No one likes to wait in line at the bank on a Friday afternoon or at the Farmers Market crêpe stand on Saturday mornings. The person in front of you always seems to be making a large deposit in loose change, or the sun is beating down on your neck while a woman with a giant stroller and a labradoodle nearly knocks you down. Not so at Theatre 99. Waiting in line for beer at the new and improved Gallery 99 is a fun-filled experience thanks to the colorful, fun works from emerging local artists.
Over the last few years, local painter Nathan Durfee has transformed the theater's hallway into a legitimate exhibit space for artists whose work might not fit in the typical downtown gallery. "We have a simple goal to give recognition to artists with a lighthearted style," Durfee says.
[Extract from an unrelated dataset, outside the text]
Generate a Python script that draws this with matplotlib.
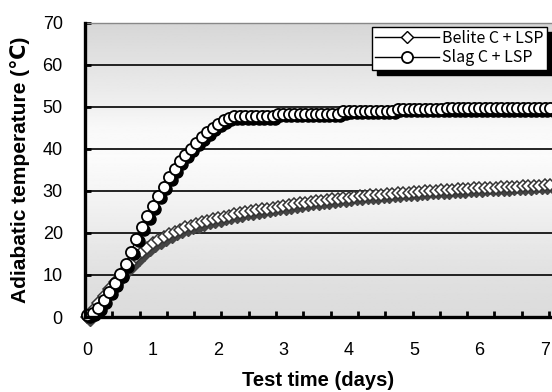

Gallery 99 offers "standing power," which Durfee says gives artists the chance to have their works up for an extended period of time and to be seen by viewers outside of the art world. "This is not your typical art crowd," he says. "We've piggybacked onto Theatre 99's community and opened their eyes to visual art." With a lot of foot traffic and the casual nature of the crowd, the intimate space offers a relaxed, positive vibe to view innovative, and sometimes silly, art.
Improbable as it may seem, Durfee himself was an emerging artist just a few years ago. He tells the story of tagging along with his then-girlfriend who was auditioning for a casting call at Theatre 99. As a recent graduate of SCAD, Durfee was new to town and struggling to get his work noticed. That afternoon, Theatre 99 co-founder and co-artistic director Brandy Sullivan chatted him up, and the two devised a plan to hang some of his art on the walls outside the theater. Durfee has since transitioned to the sought-after artist that he is today. "We've all been new to town at some point or another," he says. A few of his paintings still hang on the walls of the theater alongside friends like Lisa Shimko and John Pundt.
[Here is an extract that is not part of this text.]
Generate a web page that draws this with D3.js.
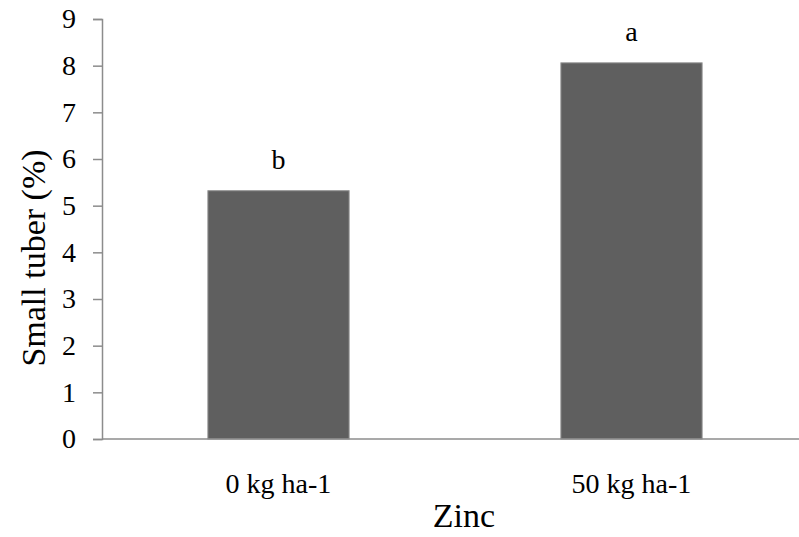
<!DOCTYPE html>
<html>
<head>
<meta charset="utf-8">
<script src="https://cdn.jsdelivr.net/npm/d3@7"></script>
<style>
  body { margin: 0; background: #fff; }
  svg text { font-family: "Liberation Serif", "Times New Roman", serif; fill: #000; }
</style>
</head>
<body>
<svg id="chart"></svg>
<script>
// data
const categories = ["0 kg ha-1", "50 kg ha-1"];
const values = [5.32, 8.06];
const letters = ["b", "a"];
const yTicks = [0, 1, 2, 3, 4, 5, 6, 7, 8, 9];

const W = 799, H = 537;
const svg = d3.select("#chart").attr("width", W).attr("height", H);

const x0 = 102, y0 = 439, yTop = 19;

const x = d3.scaleBand().domain(categories).range([x0, 808])
  .paddingInner(0.6).paddingOuter(0.3);
const y = d3.scaleLinear().domain([0, 9]).range([y0, yTop]);

// bars
svg.selectAll(".bar")
  .data(values)
  .enter()
  .append("rect")
  .attr("class", "bar")
  .attr("x", (d, i) => x(categories[i]))
  .attr("width", x.bandwidth())
  .attr("y", d => y(d))
  .attr("height", d => y0 - y(d))
  .attr("fill", "#5f5f5f")
  .attr("stroke", "#8f8f8f")
  .attr("stroke-width", 1);

// significance letters
svg.selectAll(".letter")
  .data(values)
  .enter()
  .append("text")
  .attr("x", (d, i) => x(categories[i]) + x.bandwidth() / 2)
  .attr("y", d => y(d) - 22)
  .attr("text-anchor", "middle")
  .style("font-size", "28px")
  .text((d, i) => letters[i]);

// y axis
const yAxis = svg.append("g")
  .attr("transform", `translate(${x0},0)`)
  .attr("font-family", "Liberation Serif, serif")
  .call(d3.axisLeft(y).tickValues(yTicks).tickSize(9).tickPadding(17));
yAxis.select(".domain").attr("stroke", "#8c8c8c").attr("stroke-width", 1.5);
yAxis.selectAll(".tick line").attr("stroke", "#8c8c8c").attr("stroke-width", 1.5);
yAxis.selectAll("text").style("font-size", "28px")
  .style("font-family", "Liberation Serif, serif").attr("fill", "#000");

// x axis line
svg.append("line")
  .attr("x1", x0).attr("x2", W)
  .attr("y1", y0).attr("y2", y0)
  .attr("stroke", "#8c8c8c").attr("stroke-width", 1.5);

// x category labels
svg.selectAll(".xlab")
  .data(categories)
  .enter()
  .append("text")
  .attr("x", d => x(d) + x.bandwidth() / 2)
  .attr("y", 493)
  .attr("text-anchor", "middle")
  .style("font-size", "28px")
  .text(d => d);

// axis titles
svg.append("text")
  .attr("x", 464)
  .attr("y", 527)
  .attr("text-anchor", "middle")
  .style("font-size", "34px")
  .text("Zinc");

svg.append("text")
  .attr("transform", "translate(45,258) rotate(-90)")
  .attr("text-anchor", "middle")
  .style("font-size", "34px")
  .text("Small tuber (%)");
</script>
</body>
</html>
The art of graphic designer Marius Valdes of Zoo Valdes Art and Design will fill the walls of Gallery 99 for the next few weeks. Colorful cartoon animal characters with toothy smiles exchange witty dialogue in the illustrations. Valdes' most recent works are part of a series called No Context, and it will be the first time he has shown works that are not acrylic on canvas or drawings. These pieces are digital collages made from fashion photography in magazines, text/cartoon bubbles from his childhood comic book collection, and hand drawings. "I try to find text from my comic books that just sound either really absurd when taken out of their original context or maybe sometimes poetic and mix them with some fashion photos that I find interesting either for the graphic quality of the image or silliness of the model's pose. It's sort of like a puzzle and highly addicting to match up the different word bubbles with the right image." Once he finds a good fit, he runs everything through a copier machine and Photoshop.
"With No Context, I wanted to try and do something different than the paintings I have made for the last 10 years, but is still animal and character-based. I wanted to do something that is quicker, more spontaneous, and raw," Valdes says. "Having shows at Theatre 99 gives me a good excuse to hang out with the crew there, which is actually exhausting because they are so funny and you end up laughing the whole time."
The Gallery 99 exhibit schedule is flexible in terms of how long the artists' work will be displayed, which Durfee explains gives him the ability to take risks. You might have to wait in line, but you won't be wasting your time.